### DATA EXTRACT
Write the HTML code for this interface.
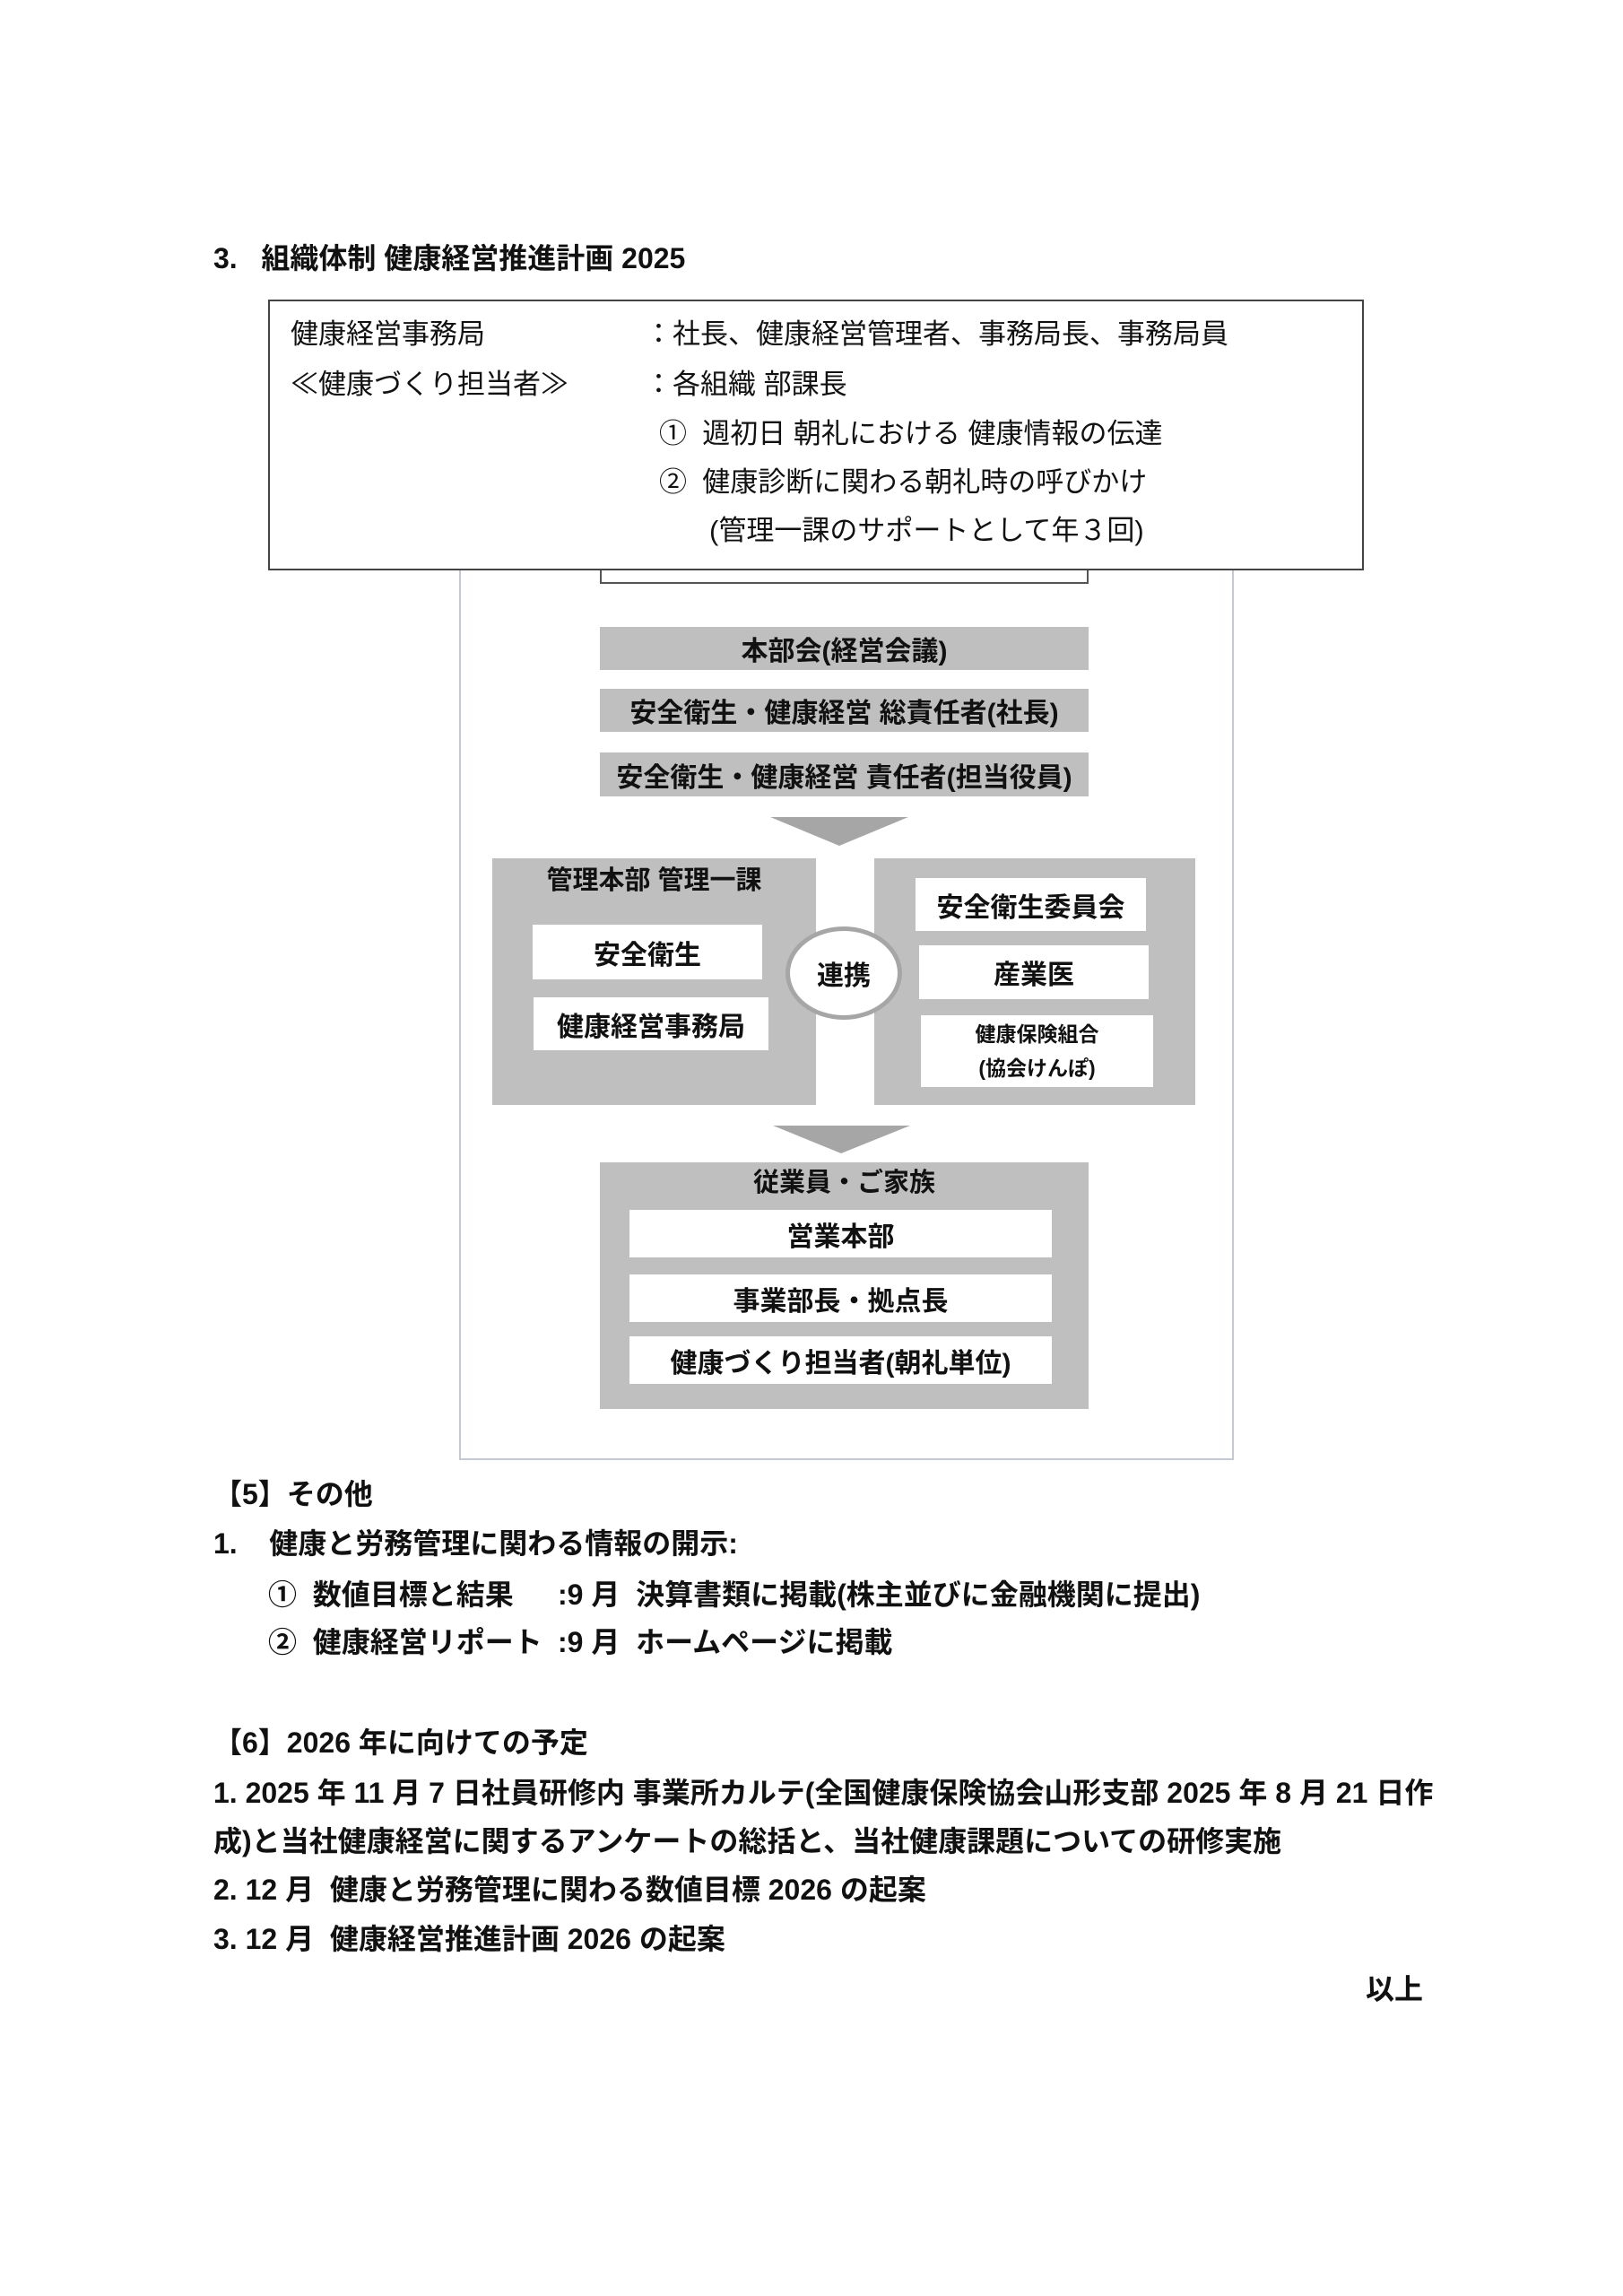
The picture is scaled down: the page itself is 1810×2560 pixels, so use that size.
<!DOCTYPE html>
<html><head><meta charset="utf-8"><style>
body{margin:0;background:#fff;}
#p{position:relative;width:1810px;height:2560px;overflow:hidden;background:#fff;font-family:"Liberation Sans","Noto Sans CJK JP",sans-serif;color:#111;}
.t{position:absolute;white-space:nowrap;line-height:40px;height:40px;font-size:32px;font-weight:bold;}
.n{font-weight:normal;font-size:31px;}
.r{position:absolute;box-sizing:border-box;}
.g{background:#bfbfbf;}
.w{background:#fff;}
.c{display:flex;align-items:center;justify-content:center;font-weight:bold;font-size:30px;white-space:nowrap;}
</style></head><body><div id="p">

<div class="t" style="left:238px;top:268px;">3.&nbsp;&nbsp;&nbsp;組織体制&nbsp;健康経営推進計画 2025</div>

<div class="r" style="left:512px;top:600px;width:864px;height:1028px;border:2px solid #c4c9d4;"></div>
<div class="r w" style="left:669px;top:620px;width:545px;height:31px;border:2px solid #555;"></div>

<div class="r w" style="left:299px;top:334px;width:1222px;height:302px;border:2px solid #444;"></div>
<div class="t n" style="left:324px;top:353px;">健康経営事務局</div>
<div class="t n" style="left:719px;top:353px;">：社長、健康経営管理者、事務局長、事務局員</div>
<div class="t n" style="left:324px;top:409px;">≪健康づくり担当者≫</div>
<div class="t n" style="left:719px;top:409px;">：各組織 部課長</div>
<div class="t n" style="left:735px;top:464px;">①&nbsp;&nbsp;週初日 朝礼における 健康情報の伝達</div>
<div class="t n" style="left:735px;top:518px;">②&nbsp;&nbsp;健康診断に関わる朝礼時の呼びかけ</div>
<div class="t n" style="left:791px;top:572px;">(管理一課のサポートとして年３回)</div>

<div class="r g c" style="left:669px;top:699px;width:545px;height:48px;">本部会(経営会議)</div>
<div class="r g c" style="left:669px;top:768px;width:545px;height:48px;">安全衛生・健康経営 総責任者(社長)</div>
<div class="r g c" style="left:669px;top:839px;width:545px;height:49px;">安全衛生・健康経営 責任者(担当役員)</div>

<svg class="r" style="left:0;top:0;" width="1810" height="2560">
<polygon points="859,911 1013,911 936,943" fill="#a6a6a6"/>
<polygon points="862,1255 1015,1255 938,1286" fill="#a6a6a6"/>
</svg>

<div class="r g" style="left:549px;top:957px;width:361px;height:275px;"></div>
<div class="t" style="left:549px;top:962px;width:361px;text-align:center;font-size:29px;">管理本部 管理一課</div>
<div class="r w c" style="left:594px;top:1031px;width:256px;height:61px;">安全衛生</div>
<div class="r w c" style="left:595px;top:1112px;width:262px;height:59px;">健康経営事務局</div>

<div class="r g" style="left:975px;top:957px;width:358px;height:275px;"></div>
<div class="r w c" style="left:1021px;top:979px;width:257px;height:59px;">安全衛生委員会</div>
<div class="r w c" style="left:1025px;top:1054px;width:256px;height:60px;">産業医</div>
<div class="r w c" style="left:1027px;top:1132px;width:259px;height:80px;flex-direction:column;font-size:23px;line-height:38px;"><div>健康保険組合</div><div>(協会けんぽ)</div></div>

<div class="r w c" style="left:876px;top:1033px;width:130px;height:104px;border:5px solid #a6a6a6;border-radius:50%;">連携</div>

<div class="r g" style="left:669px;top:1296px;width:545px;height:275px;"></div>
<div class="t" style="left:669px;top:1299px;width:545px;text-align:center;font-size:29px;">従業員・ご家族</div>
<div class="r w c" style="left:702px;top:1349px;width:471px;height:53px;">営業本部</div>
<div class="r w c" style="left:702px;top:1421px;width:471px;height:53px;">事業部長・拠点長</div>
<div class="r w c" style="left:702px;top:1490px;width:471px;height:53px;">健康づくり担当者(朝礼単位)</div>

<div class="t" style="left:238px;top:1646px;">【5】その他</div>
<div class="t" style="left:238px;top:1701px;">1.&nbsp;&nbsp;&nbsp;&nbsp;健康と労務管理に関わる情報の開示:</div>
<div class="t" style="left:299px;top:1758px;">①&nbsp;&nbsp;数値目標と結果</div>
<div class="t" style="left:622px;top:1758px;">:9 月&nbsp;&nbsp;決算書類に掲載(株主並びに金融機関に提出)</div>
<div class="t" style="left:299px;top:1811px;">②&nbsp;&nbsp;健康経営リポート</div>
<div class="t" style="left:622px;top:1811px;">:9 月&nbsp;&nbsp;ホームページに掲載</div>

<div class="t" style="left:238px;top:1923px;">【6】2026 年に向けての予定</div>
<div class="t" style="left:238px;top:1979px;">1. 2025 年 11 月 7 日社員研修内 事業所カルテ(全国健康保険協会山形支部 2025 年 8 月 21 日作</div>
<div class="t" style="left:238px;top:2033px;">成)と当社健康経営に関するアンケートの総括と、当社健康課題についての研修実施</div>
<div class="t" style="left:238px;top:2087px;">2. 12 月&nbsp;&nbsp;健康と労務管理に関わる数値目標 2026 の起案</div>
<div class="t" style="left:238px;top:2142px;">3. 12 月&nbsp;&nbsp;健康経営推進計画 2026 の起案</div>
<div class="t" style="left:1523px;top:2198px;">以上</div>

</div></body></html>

### PROBLEM DESCRIPTION
Pull out each line of the listing that holds the string "size".

### CORRECT RESULT
The picture is scaled down: the page itself is 1810×2560 pixels, so use that size.
.t{position:absolute;white-space:nowrap;line-height:40px;height:40px;font-size:32px;font-weight:bold;}
.n{font-weight:normal;font-size:31px;}
.c{display:flex;align-items:center;justify-content:center;font-weight:bold;font-size:30px;white-space:nowrap;}
<div class="t" style="left:549px;top:962px;width:361px;text-align:center;font-size:29px;">管理本部 管理一課</div>
<div class="r w c" style="left:1027px;top:1132px;width:259px;height:80px;flex-direction:column;font-size:23px;line-height:38px;"><div>健康保険組合</div><div>(協会けんぽ)</div></div>
<div class="t" style="left:669px;top:1299px;width:545px;text-align:center;font-size:29px;">従業員・ご家族</div>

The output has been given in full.